» **EXERCISE INSTRUCTIONS**:
Starting at the first line of the listing below, repeat each line exactly until the line containing "(sumlabel) at (30,224)", which you include. Leave out pictures.

» **STORED DATA**:
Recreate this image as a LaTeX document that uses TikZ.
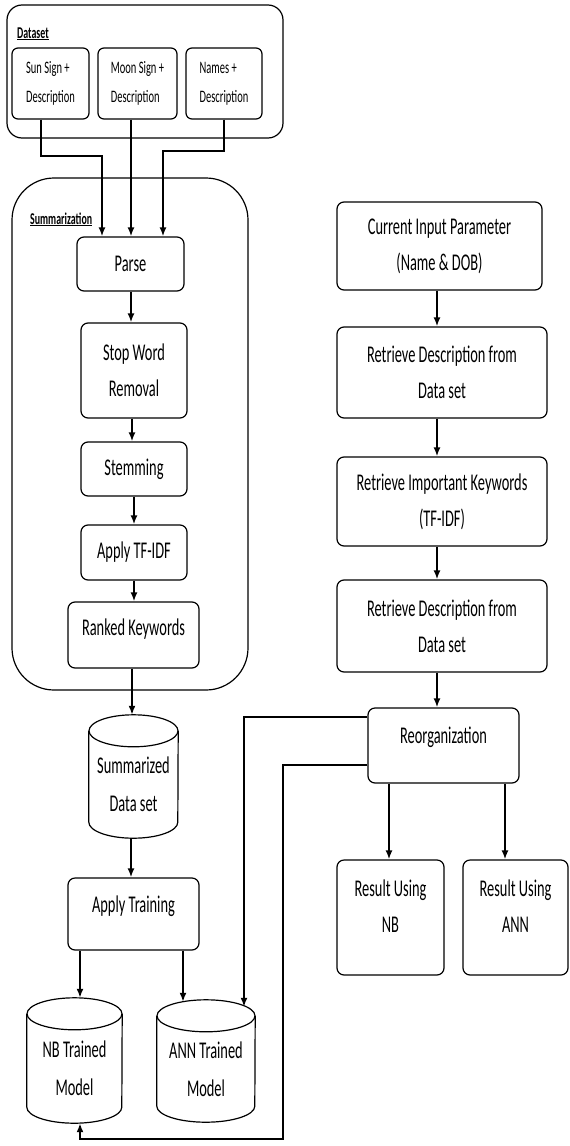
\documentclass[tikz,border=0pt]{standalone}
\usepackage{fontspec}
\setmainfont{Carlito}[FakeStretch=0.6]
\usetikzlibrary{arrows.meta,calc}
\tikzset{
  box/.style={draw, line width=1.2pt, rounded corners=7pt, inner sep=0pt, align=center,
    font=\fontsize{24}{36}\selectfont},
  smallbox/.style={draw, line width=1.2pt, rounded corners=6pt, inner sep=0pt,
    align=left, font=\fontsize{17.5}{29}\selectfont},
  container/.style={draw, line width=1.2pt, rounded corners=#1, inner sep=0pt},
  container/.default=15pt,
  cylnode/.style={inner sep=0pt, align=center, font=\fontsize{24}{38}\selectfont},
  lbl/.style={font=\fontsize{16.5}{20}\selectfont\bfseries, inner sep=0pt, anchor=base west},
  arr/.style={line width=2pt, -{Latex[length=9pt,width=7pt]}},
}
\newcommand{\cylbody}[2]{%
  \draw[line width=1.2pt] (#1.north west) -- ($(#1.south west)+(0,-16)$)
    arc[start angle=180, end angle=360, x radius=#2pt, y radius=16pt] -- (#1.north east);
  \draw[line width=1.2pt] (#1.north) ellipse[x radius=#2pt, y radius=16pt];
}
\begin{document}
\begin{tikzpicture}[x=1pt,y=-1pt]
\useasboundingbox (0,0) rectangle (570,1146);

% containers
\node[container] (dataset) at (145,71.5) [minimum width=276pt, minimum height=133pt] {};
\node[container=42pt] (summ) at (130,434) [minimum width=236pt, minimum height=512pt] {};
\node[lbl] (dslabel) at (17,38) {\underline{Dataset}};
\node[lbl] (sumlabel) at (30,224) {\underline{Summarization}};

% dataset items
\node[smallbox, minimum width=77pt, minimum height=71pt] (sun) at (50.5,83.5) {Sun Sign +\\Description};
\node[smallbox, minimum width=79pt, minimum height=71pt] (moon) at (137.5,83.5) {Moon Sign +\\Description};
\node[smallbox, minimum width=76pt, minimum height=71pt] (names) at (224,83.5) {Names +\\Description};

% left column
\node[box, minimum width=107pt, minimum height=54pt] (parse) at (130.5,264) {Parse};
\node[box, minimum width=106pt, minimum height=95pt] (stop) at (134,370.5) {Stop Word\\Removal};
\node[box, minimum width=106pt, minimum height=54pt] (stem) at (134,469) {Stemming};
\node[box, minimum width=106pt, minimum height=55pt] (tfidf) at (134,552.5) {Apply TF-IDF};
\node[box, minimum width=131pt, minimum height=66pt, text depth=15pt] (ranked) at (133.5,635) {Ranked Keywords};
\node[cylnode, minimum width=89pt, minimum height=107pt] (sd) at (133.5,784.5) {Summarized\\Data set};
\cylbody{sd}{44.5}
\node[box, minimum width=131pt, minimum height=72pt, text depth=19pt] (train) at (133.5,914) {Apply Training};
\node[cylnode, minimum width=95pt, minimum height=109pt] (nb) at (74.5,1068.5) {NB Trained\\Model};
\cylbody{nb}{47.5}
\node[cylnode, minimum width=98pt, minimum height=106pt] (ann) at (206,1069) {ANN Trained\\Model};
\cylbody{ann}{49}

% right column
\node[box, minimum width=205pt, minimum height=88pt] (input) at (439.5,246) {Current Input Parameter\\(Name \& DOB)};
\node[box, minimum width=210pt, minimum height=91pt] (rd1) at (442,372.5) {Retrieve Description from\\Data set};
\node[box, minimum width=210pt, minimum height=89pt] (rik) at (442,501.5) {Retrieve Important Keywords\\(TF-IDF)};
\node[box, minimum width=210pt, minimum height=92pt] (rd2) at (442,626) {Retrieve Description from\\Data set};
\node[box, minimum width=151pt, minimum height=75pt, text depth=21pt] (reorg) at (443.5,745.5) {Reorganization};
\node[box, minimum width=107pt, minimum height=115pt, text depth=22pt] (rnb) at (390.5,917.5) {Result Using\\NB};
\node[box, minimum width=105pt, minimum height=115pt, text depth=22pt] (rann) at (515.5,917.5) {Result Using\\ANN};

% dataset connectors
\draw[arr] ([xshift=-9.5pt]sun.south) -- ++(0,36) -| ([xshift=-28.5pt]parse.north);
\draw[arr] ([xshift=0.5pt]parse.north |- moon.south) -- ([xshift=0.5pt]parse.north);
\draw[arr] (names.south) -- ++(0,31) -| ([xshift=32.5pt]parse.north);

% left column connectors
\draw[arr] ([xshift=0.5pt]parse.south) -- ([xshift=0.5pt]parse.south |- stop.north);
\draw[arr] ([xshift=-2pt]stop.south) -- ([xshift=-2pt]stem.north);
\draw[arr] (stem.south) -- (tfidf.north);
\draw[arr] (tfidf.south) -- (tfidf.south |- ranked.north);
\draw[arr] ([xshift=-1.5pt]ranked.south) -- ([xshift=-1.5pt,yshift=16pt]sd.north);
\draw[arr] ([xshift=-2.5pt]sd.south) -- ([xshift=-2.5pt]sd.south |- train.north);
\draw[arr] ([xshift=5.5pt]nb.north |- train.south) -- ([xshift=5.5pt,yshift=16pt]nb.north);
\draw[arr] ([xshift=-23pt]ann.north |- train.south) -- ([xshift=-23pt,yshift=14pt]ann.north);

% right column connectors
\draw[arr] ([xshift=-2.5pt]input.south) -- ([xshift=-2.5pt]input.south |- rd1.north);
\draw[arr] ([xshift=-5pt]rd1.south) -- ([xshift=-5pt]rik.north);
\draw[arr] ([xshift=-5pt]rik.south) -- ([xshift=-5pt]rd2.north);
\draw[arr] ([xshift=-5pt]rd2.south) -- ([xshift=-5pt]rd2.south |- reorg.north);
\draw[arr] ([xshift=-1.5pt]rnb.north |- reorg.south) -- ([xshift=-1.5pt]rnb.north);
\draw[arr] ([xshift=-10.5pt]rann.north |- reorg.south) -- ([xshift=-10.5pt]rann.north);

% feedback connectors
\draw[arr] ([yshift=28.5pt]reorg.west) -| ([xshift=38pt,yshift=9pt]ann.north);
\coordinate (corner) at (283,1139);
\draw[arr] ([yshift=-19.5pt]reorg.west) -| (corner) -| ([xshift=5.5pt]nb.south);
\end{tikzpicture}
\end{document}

» **THE OUTPUT**:
Recreate this image as a LaTeX document that uses TikZ.
\documentclass[tikz,border=0pt]{standalone}
\usepackage{fontspec}
\setmainfont{Carlito}[FakeStretch=0.6]
\usetikzlibrary{arrows.meta,calc}
\tikzset{
  box/.style={draw, line width=1.2pt, rounded corners=7pt, inner sep=0pt, align=center,
    font=\fontsize{24}{36}\selectfont},
  smallbox/.style={draw, line width=1.2pt, rounded corners=6pt, inner sep=0pt,
    align=left, font=\fontsize{17.5}{29}\selectfont},
  container/.style={draw, line width=1.2pt, rounded corners=#1, inner sep=0pt},
  container/.default=15pt,
  cylnode/.style={inner sep=0pt, align=center, font=\fontsize{24}{38}\selectfont},
  lbl/.style={font=\fontsize{16.5}{20}\selectfont\bfseries, inner sep=0pt, anchor=base west},
  arr/.style={line width=2pt, -{Latex[length=9pt,width=7pt]}},
}
\newcommand{\cylbody}[2]{%
  \draw[line width=1.2pt] (#1.north west) -- ($(#1.south west)+(0,-16)$)
    arc[start angle=180, end angle=360, x radius=#2pt, y radius=16pt] -- (#1.north east);
  \draw[line width=1.2pt] (#1.north) ellipse[x radius=#2pt, y radius=16pt];
}
\begin{document}
\begin{tikzpicture}[x=1pt,y=-1pt]
\useasboundingbox (0,0) rectangle (570,1146);

% containers
\node[container] (dataset) at (145,71.5) [minimum width=276pt, minimum height=133pt] {};
\node[container=42pt] (summ) at (130,434) [minimum width=236pt, minimum height=512pt] {};
\node[lbl] (dslabel) at (17,38) {\underline{Dataset}};
\node[lbl] (sumlabel) at (30,224) {\underline{Summarization}};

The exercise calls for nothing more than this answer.